Fallows did not jump at the chance to work for Carter, mulling over the late June offer for five or six days. He had to drop his writing projects--a piece for The New Yorker about the military and a book for Random House about class divisions in the United States--and survey friends to see whether he would have difficulty crossing back into journalism afterwards. And he studied the charges of Robert Shrum, an ex-McGovern speechwriter who left his position with Carter with a blast about the Georgian's alleged two-facedness. After three months working for Carter, Fallows has concluded that Shrum's reaction was understandable but wrong. "Carter can be a curt, cold man," Fallows says. "But if you accept this character trait and balance off the times the candidate has not said certain things to certain audiences with "the times he does say things to audiences which are not politic," then you don't emerge with the image of a Nixonesque, calculating Carter that Shrum offered.
So since the Democratic convention in mid-July Fallows has served under chief speechwriter and novelist Patrick Anderson, who says he cannot think of anyone who has joined the staff since the New York nomination "who has gotten to have more access to the governor than Jim has." Fallows and Anderson travel with Carter in his plane, Peanut One. They work on speeches in their shared hotel room and on the typewriters at the back of the plane during flights and campaign stops. Fallows also attends Carter's major issues speeches and appearances at rallies. At these "Roman gladiator type events," as Fallows calls them, Carter delivers his well-wornstump speech with some additional material Fallows or Anderson has developed. Fallows tags along for these in case Carter says something new that might "get us in trouble," to get inspiration for new speech material and to tune up Carter's talk and delivery in case it lags, Fallows says.
Fallows hardly speaks of speechwriting with great enthusiasm. "If you've written speeches," he says, "then you understand both what a different form they are from real writing and how you get used to venting all your own prejudices under your name. It feels a little frustrating to tone them down." Along with this suppression of "the luxury of being able to deliver your own opinions," the speechwriter can't devote any space to evidence or explanations, Fallows says. "You have to string together conclusions and assertions one after another and try to make little rhetorical patterns with them."
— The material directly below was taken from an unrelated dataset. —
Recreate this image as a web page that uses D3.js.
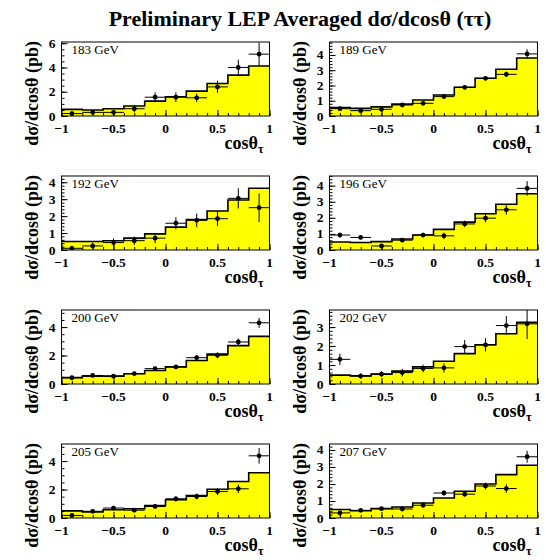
<!DOCTYPE html>
<html>
<head>
<meta charset="utf-8">
<script src="https://cdn.jsdelivr.net/npm/d3@7"></script>
<style>
  body { margin: 0; background: #fff; }
  text { font-family: "Liberation Serif", "DejaVu Serif", serif; }
</style>
</head>
<body>
<div id="chart"></div>
<script>
// bin edges of cos(theta_tau), 10 bins
const binEdges = [-1, -0.8, -0.6, -0.4, -0.2, 0, 0.2, 0.4, 0.6, 0.8, 1];
const binCenters = [-0.9, -0.7, -0.5, -0.3, -0.1, 0.1, 0.3, 0.5, 0.7, 0.9];
const xTicks = [-1, -0.5, 0, 0.5, 1];

const energies = ["183 GeV", "189 GeV", "192 GeV", "196 GeV", "200 GeV", "202 GeV", "205 GeV", "207 GeV"];
const yMax = [6.1, 4.85, 4.37, 4.6, 5.2, 3.9, 5.2, 4.35];
const yTickStep = [2, 1, 1, 1, 2, 1, 2, 1];

// SM prediction (yellow histogram)
const pred183 = [0.55, 0.5, 0.6, 0.82, 1.23, 1.59, 2.05, 2.68, 3.37, 4.12];
const pred189 = [0.55, 0.5, 0.6, 0.78, 1.05, 1.38, 1.88, 2.47, 3.06, 3.8];
const pred192 = [0.5, 0.5, 0.55, 0.7, 0.95, 1.35, 1.8, 2.3, 2.95, 3.65];
const pred196 = [0.5, 0.47, 0.52, 0.68, 0.93, 1.28, 1.73, 2.25, 2.84, 3.5];
const pred200 = [0.45, 0.55, 0.55, 0.72, 0.95, 1.2, 1.65, 2.1, 2.7, 3.35];
const pred202 = [0.47, 0.43, 0.52, 0.68, 0.9, 1.2, 1.6, 2.07, 2.65, 3.25];
const pred205 = [0.5, 0.42, 0.58, 0.65, 0.88, 1.28, 1.58, 2.02, 2.56, 3.18];
const pred207 = [0.5, 0.43, 0.55, 0.65, 0.88, 1.18, 1.57, 2.0, 2.55, 3.1];

// LEP averaged measurements
const meas183 = [0.2, 0.3, 0.3, 0.6, 1.55, 1.55, 1.5, 2.4, 4.0, 5.1];
const meas189 = [0.48, 0.35, 0.44, 0.72, 0.83, 1.27, 1.88, 2.47, 2.73, 4.07];
const meas192 = [0.1, 0.24, 0.44, 0.55, 0.7, 1.58, 1.75, 1.85, 3.05, 2.5];
const meas196 = [0.93, 0.78, 0.25, 0.61, 0.93, 0.88, 1.62, 1.98, 2.5, 3.83];
const meas200 = [0.44, 0.6, 0.55, 0.73, 1.08, 1.2, 1.85, 2.02, 2.95, 4.3];
const meas202 = [1.3, 0.42, 0.52, 0.6, 0.82, 0.85, 1.97, 2.06, 3.08, 3.17];
const meas205 = [0.18, 0.47, 0.7, 0.55, 0.81, 1.35, 1.51, 1.86, 2.05, 4.37];
const meas207 = [0.3, 0.45, 0.55, 0.53, 0.75, 1.47, 1.4, 1.88, 1.73, 3.6];

// errors on measurements
const err183 = [0.2, 0.2, 0.2, 0.3, 0.4, 0.4, 0.35, 0.5, 0.65, 0.95];
const err189 = [0.12, 0.1, 0.1, 0.12, 0.12, 0.12, 0.13, 0.15, 0.18, 0.3];
const err192 = [0.15, 0.2, 0.25, 0.25, 0.3, 0.35, 0.4, 0.45, 0.6, 0.85];
const err196 = [0.15, 0.12, 0.12, 0.12, 0.15, 0.2, 0.2, 0.25, 0.3, 0.45];
const err200 = [0.12, 0.12, 0.12, 0.12, 0.15, 0.15, 0.18, 0.2, 0.25, 0.35];
const err202 = [0.3, 0.15, 0.15, 0.2, 0.2, 0.25, 0.35, 0.35, 0.5, 0.8];
const err205 = [0.15, 0.12, 0.15, 0.15, 0.15, 0.2, 0.2, 0.25, 0.3, 0.55];
const err207 = [0.15, 0.1, 0.1, 0.12, 0.12, 0.15, 0.15, 0.2, 0.25, 0.35];

const preds = [pred183, pred189, pred192, pred196, pred200, pred202, pred205, pred207];
const meas = [meas183, meas189, meas192, meas196, meas200, meas202, meas205, meas207];
const errs = [err183, err189, err192, err196, err200, err202, err205, err207];

const W = 546, H = 560;
const colLeft = [61.5, 329.5];
const rowTop = [42, 176, 310, 444];
const pw = 208, ph = 74;

const svg = d3.select("#chart").append("svg")
  .attr("width", W).attr("height", H);

svg.append("text")
  .attr("x", 300).attr("y", 26)
  .attr("text-anchor", "middle")
  .attr("font-size", "22px")
  .attr("font-weight", "bold")
  .text("Preliminary LEP Averaged dσ/dcosθ (ττ)");

energies.forEach((label, k) => {
  const left = colLeft[k % 2];
  const top = rowTop[Math.floor(k / 2)];
  const g = svg.append("g").attr("transform", `translate(${left},${top})`);

  const x = d3.scaleLinear().domain([-1, 1]).range([0, pw]);
  const y = d3.scaleLinear().domain([0, yMax[k]]).range([ph, 0]);

  g.append("clipPath").attr("id", "clip" + k)
    .append("rect").attr("width", pw).attr("height", ph);

  // histogram: value held at each edge, last repeated
  const steps = binEdges.map((e, i) => ({ x: e, v: preds[k][Math.min(i, 9)] }));

  g.append("path")
    .datum(steps)
    .attr("fill", "#ffff00")
    .attr("d", d3.area().curve(d3.curveStepAfter)
      .x((d) => x(d.x)).y0(y(0)).y1((d) => y(d.v)));

  g.append("path")
    .datum(steps)
    .attr("fill", "none")
    .attr("stroke", "#000")
    .attr("stroke-width", 1.6)
    .attr("d", d3.line().curve(d3.curveStepAfter)
      .x((d) => x(d.x)).y((d) => y(d.v)));

  // data points with errors
  const pts = g.append("g").attr("clip-path", `url(#clip${k})`);
  binCenters.forEach((c, i) => {
    const v = meas[k][i], e = errs[k][i];
    pts.append("line")
      .attr("x1", x(c - 0.1)).attr("x2", x(c + 0.1))
      .attr("y1", y(v)).attr("y2", y(v))
      .attr("stroke", "#000").attr("stroke-width", 1);
    pts.append("line")
      .attr("x1", x(c)).attr("x2", x(c))
      .attr("y1", y(v - e)).attr("y2", y(v + e))
      .attr("stroke", "#000").attr("stroke-width", 1);
    pts.append("circle")
      .attr("cx", x(c)).attr("cy", y(v)).attr("r", 2.4)
      .attr("fill", "#000");
  });

  // frame
  g.append("rect")
    .attr("width", pw).attr("height", ph)
    .attr("fill", "none").attr("stroke", "#000").attr("stroke-width", 1);

  // x axis: ticks inside
  const xMinor = d3.range(-10, 11).map((i) => i / 10);
  g.append("g")
    .attr("transform", `translate(0,${ph})`)
    .call(d3.axisTop(x).tickValues(xMinor).tickSize(3).tickFormat(""))
    .call((a) => a.select(".domain").remove());
  g.append("g")
    .attr("transform", `translate(0,${ph})`)
    .call(d3.axisTop(x).tickValues(xTicks).tickSize(6).tickFormat(""))
    .call((a) => a.select(".domain").remove());
  g.selectAll(".xlab")
    .data(xTicks)
    .join("text")
    .attr("x", (d) => x(d))
    .attr("y", ph + 17)
    .attr("text-anchor", "middle")
    .attr("font-size", "13.5px")
    .attr("font-weight", "bold")
    .text((d) => d3.format("")(d));

  // y axis: ticks inside
  const step = yTickStep[k];
  const yMajor = d3.range(0, yMax[k] + 1e-9, step);
  const yMinor = d3.range(0, yMax[k] + 1e-9, step === 2 ? 0.5 : 0.2);
  g.append("g")
    .call(d3.axisRight(y).tickValues(yMinor).tickSize(3).tickFormat(""))
    .call((a) => a.select(".domain").remove());
  g.append("g")
    .call(d3.axisRight(y).tickValues(yMajor).tickSize(6).tickFormat(""))
    .call((a) => a.select(".domain").remove());
  g.selectAll(".ylab")
    .data(yMajor)
    .join("text")
    .attr("x", -6)
    .attr("y", (d) => y(d) + 4.5)
    .attr("text-anchor", "end")
    .attr("font-size", "13.5px")
    .attr("font-weight", "bold")
    .text((d) => d);

  // energy label
  g.append("text")
    .attr("x", 10).attr("y", 12)
    .attr("font-size", "13px")
    .text(label);

  // axis titles
  g.append("text")
    .attr("transform", `translate(-24,-1) rotate(-90)`)
    .attr("text-anchor", "end")
    .attr("font-size", "18px")
    .attr("font-weight", "bold")
    .text("dσ/dcosθ (pb)");

  const xt = g.append("text")
    .attr("x", pw - 6).attr("y", ph + 33)
    .attr("text-anchor", "end")
    .attr("font-size", "18px")
    .attr("font-weight", "bold")
    .text("cosθ");
  xt.append("tspan")
    .attr("dy", 4)
    .attr("font-size", "12px")
    .text("τ");
});
</script>
</body>
</html>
While he longs for journalistic freedom, Anderson has encouraged him to leave his options open. "It might be that a year or two there (in the White House) would help his writing rather than hurt it," Anderson said last week Anderson believes that Fallows has the proper mixture of abilities to serve as a speechwriter--a mixture that has steadily increased Carter's trust in the Harvard graduate. "We need people," Anderson says, "with talent, people who can stand the physical game and basic insanity of campaigning, and who can deal with the candidate." Fallows, he adds, can do all this.
Fallows also senses that he has broken down some of Carter's reserve. "He's very slow to extend trust, and I feel he's extended some tentacles of it towards me. As far as an inner circle would imply somebody who is called in and asked 'Well, Jim, what do you think about the way the campaign's going,' that's not the case at all."
But Fallows quickly adds that while he does not have the entree of Carter faithful like Jody Powell, the candidate's press secretary and arguably his closest aide, he does have written access to Carter. "I've sent him some things giving churlish advice...write it out, he'll read it and respond one way or the other. There's not a bar to ideas as ideas."
Along with the frustration of adjusting to a new form Fallows has faced the frustration of overcoming what he sees as the issue-less campaign bias of the press. "You hear complaints about an issue-less campaign, and then you try to get an issue past these reporters. It's like driving through the Notre Dame front line. You just can't do it." Fallows recalls the press reception of a speech Anderson wrote a few months earlier, "the most reasoned and eloquent discourse you'd want to find" about how liberalism and conservatism have changed in recent years. "The reporters were bored to tears by it. The only thing they were interested in was the attack on President Ford's vetoes. It's the same with every speech. They rush through to find a paragraph about Ford. It's as if they're sports reporters."
*****
Fallows is coasting through the final days of the campaign now. Only a couple of major issues speeches remain, and the speechwriter is only a shadowy presence on the road, more quiet and less stern than most of the Carter staffers. His calm demeanor is a striking contrast to his unsettling memories of the past, of a turbulent war against a war that so forcefully shaped his world outlook. And his politics have mellowed similarly. He has shelved an impressive career in journalism to labor for a candidate whose prospective administration is--like any challenger's--full of question marks and hypotheticals. He may be a candidate who might, like John F. Kennedy '40, "sounds like he is doing a lot more than he is"; a candidate who might not be able to move his reform legislation through a suspicious Congress. But he also may be a candidate who, Fallows says, "has a potential of being a president that has an impact similar to FDR (Franklin Delano Roosevelt)'s, in making a momentous difference in the way government is run."